Out of this world
This Pixar masterpiece boldly goes where no animation has gone before, writes Michael Dwyer WALL•E Directed by Andrew Stanton. Voice cast: Ben Burtt, Elissa Knight, Jeff Garlin, Fred Wiollard, John Ratzenberger, Kathy Najimy, Sigourney Weaver
release, 97 min AN ADMIRABLY adventurous animated feature devised with a wealth of imagination and originality, Wall-E relates one of the most unusual love stories ever told on screen, as one robot falls for another with beguiling consequences. This captivating Pixar picture is set in the year 2700, long after Earth was smothered in litter and deemed unsustainable.

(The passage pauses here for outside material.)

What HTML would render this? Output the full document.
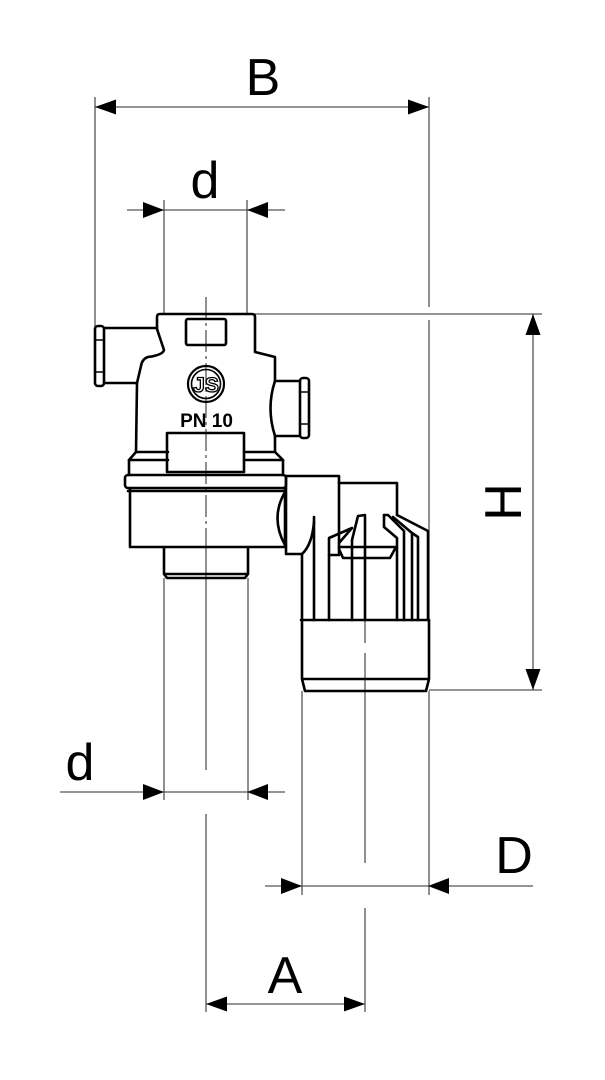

The planet’s sole remaining inhabitants are a robot and a cockroach. Wall-E (an acronym for Waste Allocation Load Lifter –
Gen cert, gen Earth-Class) is a battered, binocular-eyed drone programmed to compress the vast mounds of rubbish into compact blocks. In this barren, depopulated landscape, he finds the last remnant of nature, a single plant. (He? The pronouns in this review are used out of convenience.)
An automated spacecraft makes a dramatic entrance with a single passenger – a white, egg-shaped, blue-eyed search robot, Eve (Extra-Terrestrial Vegetation Evaluator).
The initial attempts at communication between her and Wall-E appear doomed until he shows her the home where he keeps the items that have piqued his insatiable curiosity, among them a Rubik’s Cube and a videocassette of the 1969 screen musical, Hello, Dolly!
When Eve realises that the surviving plant may provide the key to the planet’s future, she returns through space, reporting to the humans living on a vast space liner known as Axiom.
Infatuated, Wall-E pursues Eve across the galaxy, but there are, inevitably, obstacles placed in their path. They have to save the plant if they are going to save the planet.
On one level, the movie is a cautionary tale of the modern world. Its ecological message is simply, effectively expressed without any recourse to heavy-handed moralising. The human diaspora are so obese that they can’t move without mobile chairs and permanent connections to phones and screens.
That may – or may not – bother couch potatoes stuffing their faces while watching the movie on DVD months from now.
The love story that begins so tentatively and runs throughout the film is established with such grace that the willing suspension of disbelief kicks in before we even realise how taken we have become with the affair between two robots.
That could be read as a parable on the acceptance of difference for whatever reason in present-day human relationships. However one interprets it, it is achieved with an unexpected tenderness that is disarmingly touching from the magical moment when the couple first hold “hands”.
Director Andrew Stanton ( Finding Nemo) and co-writer Jim Reardon have crafted an enchanting, wonderfully inventive scenario that dares to keep dialogue to a very minimum and pays cinematic homage along the way to a number of science-fiction predecessors.
There are musical references ( Also Sprach Zarathustra, The Blue Danube) and visual nods to 2001: A Space Odyssey. The sounds emanating from Wall-E are provided by Ben Burtt, the voice of R2D2 in Star Wars. The voice cast also features Sigourney Weaver, who played the resourceful Ripley in Alien.
Animation rarely has been more beautiful than in this bold, inspired and thrilling entertainment infused with wit, hope and humanity.